Contact(s): Doug Haag, 608-266-2136
May 25, 2016 at 11:03:08 am
MADISON - Wisconsin has assured that 7,090 acres of forests in Douglas County will remain in sustainable forestry and open for public recreation with the approval of a $3,545,000 easement on the property approved by the state Natural Resources Board at its meeting today in Madison. This is the third of three easements in the Brule-St. Croix Legacy Forest Legacy Project that collectively ensure that 73,000 acres of land will be available for forest management and timber production to serve the wood products industry and remain open to the public for nature based outdoor activities.
The easement from the Lyme Timber Company will use funding from the Knowles Nelson Stewardship Program. Much of the easement area is classified as pine barrens, a unique community that supports a high number of species, including sharp-tailed grouse, the Kirtland's warbler, and many species found on the state list of Species of Greatest Conservation Need.
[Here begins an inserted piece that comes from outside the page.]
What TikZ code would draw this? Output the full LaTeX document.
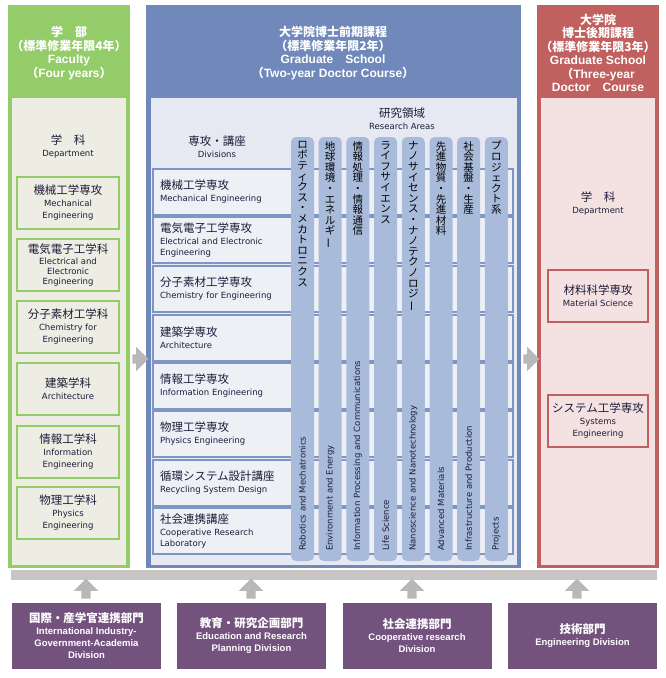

Approximately 1,924 acres of the easement property are also located within the Brule River State Forest acquisition boundary. This represents about 6.5 percent of the total remaining acquisition boundary within the state forest.
Lyme Timber Company, or any future owner, will remain responsible for land management within the terms of the easement.
"This easement is important for the state to ensure this large track of wild forest land will remain in sustainable forest production and avoid forest fragmentation that could take place without this easement," said Doug Haag, real estate director for the Wisconsin Department of Natural Resources.
In March 2016, the Brule-St. Croix Legacy Forest Phase II was the recipient of 2016 Wings Across the Americas Conservation Habitat Conservation Partnership Award. This award acknowledges the importance of conserving the Brule-St. Croix Legacy Forest in contributing to the pine barrens community. The Wings Across the Americas Award honors the Department of Natural Resources, The Conservation Fund and the Forest Services for their role in this conservation initiative.